Taking all these data points together, this policy change looks like trouble for Trump: The SNAP pullback will hit Midwest swing states very hard—states that he needs to win, and states that have still not fully recovered from the Great Recession. It will hit suburbs hard, too, which Trump needs to win.
And what might President Trump gain politically from this policy change? His supporters will claim that surveys show that voters, especially Republicans, are against “handouts” like food stamps. They are, but not in the way you might think. Yes, Republicans might think that poor people in New York, Los Angeles, or Chicago sometimes abuse the system and need to be cut off. But they don’t think that what happens in those Democrat strongholds also happens in their neighborhoods.

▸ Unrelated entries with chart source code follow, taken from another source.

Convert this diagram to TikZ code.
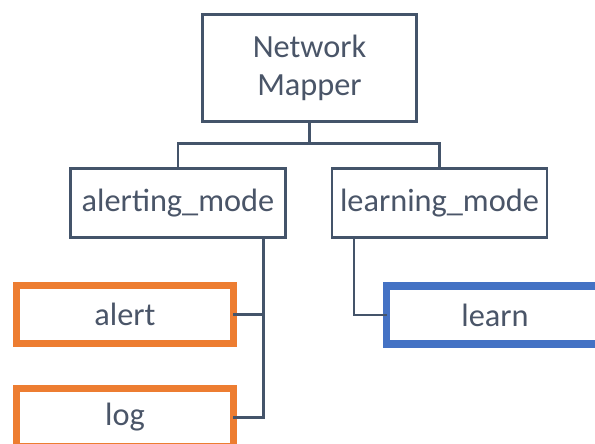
\documentclass[tikz,border=0pt]{standalone}
\usepackage{fontspec}
\setmainfont{Carlito}
\usepackage{xcolor}
\usepackage{tikz}
\usetikzlibrary{calc}

\definecolor{slate}{HTML}{44546A}
\definecolor{ink}{HTML}{4A5568}
\definecolor{accorange}{HTML}{ED7D31}
\definecolor{accblue}{HTML}{4472C4}

\begin{document}
\begin{tikzpicture}[
  x=0.02cm, y=0.02cm,
  font=\fontsize{18.4}{21.6}\selectfont,
  box/.style   = {draw=slate, line width=1.4pt, fill=white, text=ink,
                  inner sep=0pt, outer sep=0pt, align=center},
  modebox/.style = {box, minimum width=4.3cm, minimum height=1.38cm},
  leafbox/.style = {box, line width=4pt, minimum width=4.34cm, minimum height=1.16cm},
  link/.style  = {draw=slate, line width=1.4pt},
]
\useasboundingbox (0,0) rectangle (595,443);
\clip (0,0) rectangle (595,443);

%% ── Root ───────────────────────────────────────────────────────────────────
\node[box, minimum width=4.28cm, minimum height=2.14cm] (root)
  at (309.5,375) {Network\\Mapper};

%% ── Modes ──────────────────────────────────────────────────────────────────
\node[modebox] (amode) at (178,240)   {alerting\_mode};
\node[modebox] (lmode) at (439.5,240) {learning\_mode};

\draw[link] (root.south) -- ++(0,-22) -| (amode.north);
\draw[link] (root.south) -- ++(0,-22) -| (lmode.north);

%% ── Actions ────────────────────────────────────────────────────────────────
\node[leafbox, draw=accorange] (alert) at (125,128.5) {alert};
\node[leafbox, draw=accorange] (log)   at (125,25.5)  {log};
\node[leafbox, draw=accblue]   (learn) at (495,128)   {learn};

\draw[link] (alert.east) -| ($(amode.south east)+(-22,0)$);
\draw[link] (log.east)   -| ($(amode.south east)+(-22,0)$);
\draw[link] (learn.west) -| ($(lmode.south west)+(22,0)$);

\end{tikzpicture}
\end{document}
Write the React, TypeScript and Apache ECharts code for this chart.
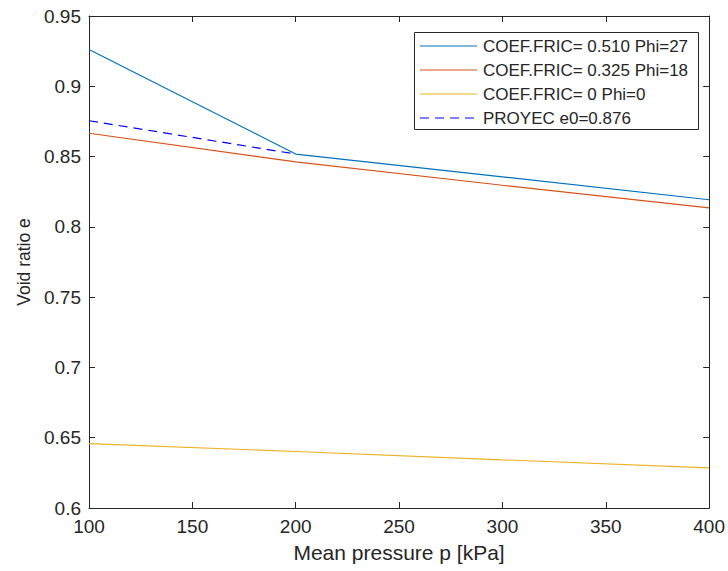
import React, { useEffect, useRef } from "react";
import * as echarts from "echarts";

const pressure = [100, 200, 300, 400];
const fric0510 = [0.9262, 0.8518, 0.8356, 0.8193];
const fric0325 = [0.8666, 0.8462, 0.8296, 0.8135];
const fric0 = [0.6458, 0.6402, 0.6343, 0.6285];
const proyecP = [100, 200];
const proyec = [0.8755, 0.8518];
const xTicks = { min: 100, max: 400, interval: 50 };
const yTicks = { min: 0.6, max: 0.95, interval: 0.05 };
const names = [
  "COEF.FRIC= 0.510 Phi=27",
  "COEF.FRIC= 0.325 Phi=18",
  "COEF.FRIC= 0 Phi=0",
  "PROYEC e0=0.876",
];
const colors = ["#0072BD", "#D95319", "#EDB120", "#0000FF"];

const FONT = "'Liberation Sans', Arial, sans-serif";
const TXT = "#262626";

// legend layout (pixels)
const LEG = { x: 414, y: 32, w: 284, h: 97, lineX0: 420, lineX1: 477, textX: 483, rows: [46, 70, 94, 118] };

export default function App() {
  const ref = useRef<HTMLDivElement>(null);
  useEffect(() => {
    document.body.style.margin = "0";
    const chart = echarts.init(ref.current!, null, { renderer: "svg" });
    const axisLine = { show: true, lineStyle: { color: TXT, width: 1 } };
    const tick = { show: true, inside: true, length: 6, lineStyle: { color: TXT } };
    const pair = (xs: number[], ys: number[]) => xs.map((x, i) => [x, ys[i]]);
    const lineSeries = (i: number, xs: number[], ys: number[], dashed = false) => ({
      name: names[i],
      type: "line",
      data: pair(xs, ys),
      symbol: "none",
      lineStyle: { color: colors[i], width: 1.2, type: dashed ? [9, 6] : "solid" },
      itemStyle: { color: colors[i] },
    });
    const legendEls: any[] = [
      {
        type: "rect",
        shape: { x: LEG.x + 0.5, y: LEG.y + 0.5, width: LEG.w, height: LEG.h },
        style: { fill: "#fff", stroke: TXT, lineWidth: 1 },
        z: 10,
      },
    ];
    names.forEach((n, i) => {
      legendEls.push({
        type: "line",
        shape: { x1: LEG.lineX0, y1: LEG.rows[i], x2: LEG.lineX1, y2: LEG.rows[i] },
        style: { stroke: colors[i], lineWidth: 1.2, lineDash: i === 3 ? [9, 6] : null },
        z: 11,
      });
      legendEls.push({
        type: "text",
        x: LEG.textX,
        y: LEG.rows[i],
        style: { text: n, fill: TXT, font: `17px ${FONT}`, verticalAlign: "middle", align: "left" },
        z: 11,
      });
    });
    chart.setOption({
      animation: false,
      textStyle: { fontFamily: FONT },
      grid: { left: 89, right: 16, top: 16, bottom: 63, containLabel: false },
      xAxis: [
        {
          type: "value",
          min: xTicks.min,
          max: xTicks.max,
          interval: xTicks.interval,
          position: "bottom",
          axisLine,
          axisTick: tick,
          splitLine: { show: false },
          axisLabel: { color: TXT, fontSize: 19, margin: 9, fontFamily: FONT },
          name: "Mean pressure p [kPa]",
          nameLocation: "middle",
          nameGap: 34,
          nameTextStyle: { color: TXT, fontSize: 21, fontFamily: FONT },
        },
        {
          type: "value",
          min: xTicks.min,
          max: xTicks.max,
          interval: xTicks.interval,
          position: "top",
          axisLine,
          axisTick: tick,
          splitLine: { show: false },
          axisLabel: { show: false },
        },
      ],
      yAxis: [
        {
          type: "value",
          min: yTicks.min,
          max: yTicks.max,
          interval: yTicks.interval,
          position: "left",
          axisLine,
          axisTick: tick,
          splitLine: { show: false },
          axisLabel: {
            color: TXT,
            fontSize: 19,
            margin: 8,
            fontFamily: FONT,
            formatter: (v: number) => String(parseFloat(v.toFixed(2))),
          },
          name: "Void ratio e",
          nameLocation: "middle",
          nameGap: 56,
          nameTextStyle: { color: TXT, fontSize: 17.5, fontFamily: FONT },
        },
        {
          type: "value",
          min: yTicks.min,
          max: yTicks.max,
          interval: yTicks.interval,
          position: "right",
          axisLine,
          axisTick: tick,
          splitLine: { show: false },
          axisLabel: { show: false },
        },
      ],
      graphic: { elements: legendEls },
      series: [
        lineSeries(0, pressure, fric0510),
        lineSeries(1, pressure, fric0325),
        lineSeries(2, pressure, fric0),
        lineSeries(3, proyecP, proyec, true),
      ],
    });
    return () => chart.dispose();
  }, []);
  return <div ref={ref} style={{ width: 728, height: 571 }} />;
}
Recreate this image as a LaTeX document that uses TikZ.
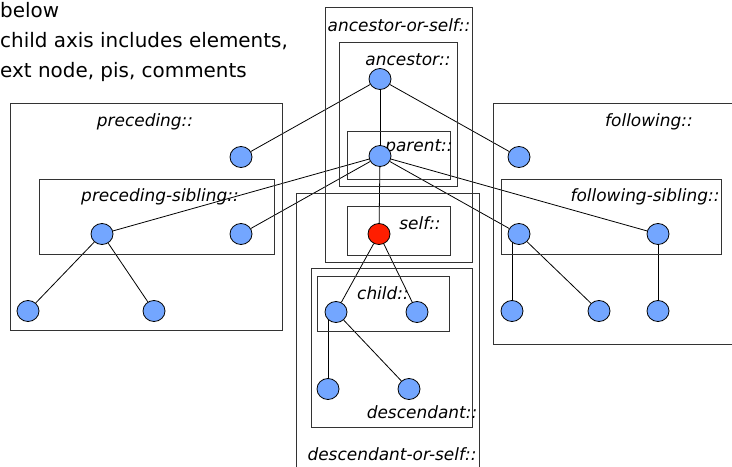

So a 2016 Trump voter in, say, Macomb County outside of Detroit, when picturing a typical food-stamp user probably no longer thinks only of the people living in the poverty-ridden Chandler Park neighborhood off Interstate 94 in Detroit, but also of some of those guys he used to work with who live in one-story, single-family homes off East 8 Mile Road in Warren. Those guys aren’t moochers; they just need a little more time to get things sorted out.
In other words, as voters always say, “The problem isn’t here, it’s over there.” Poverty and all of its adjacent problems tend to be like that.
From a political point of view, it’s not difficult to understand: Take care of the big and controversial social and cultural problems when you are not running. Because if you trot out serious changes during the election year, those cultural issues can turn into a voter problems.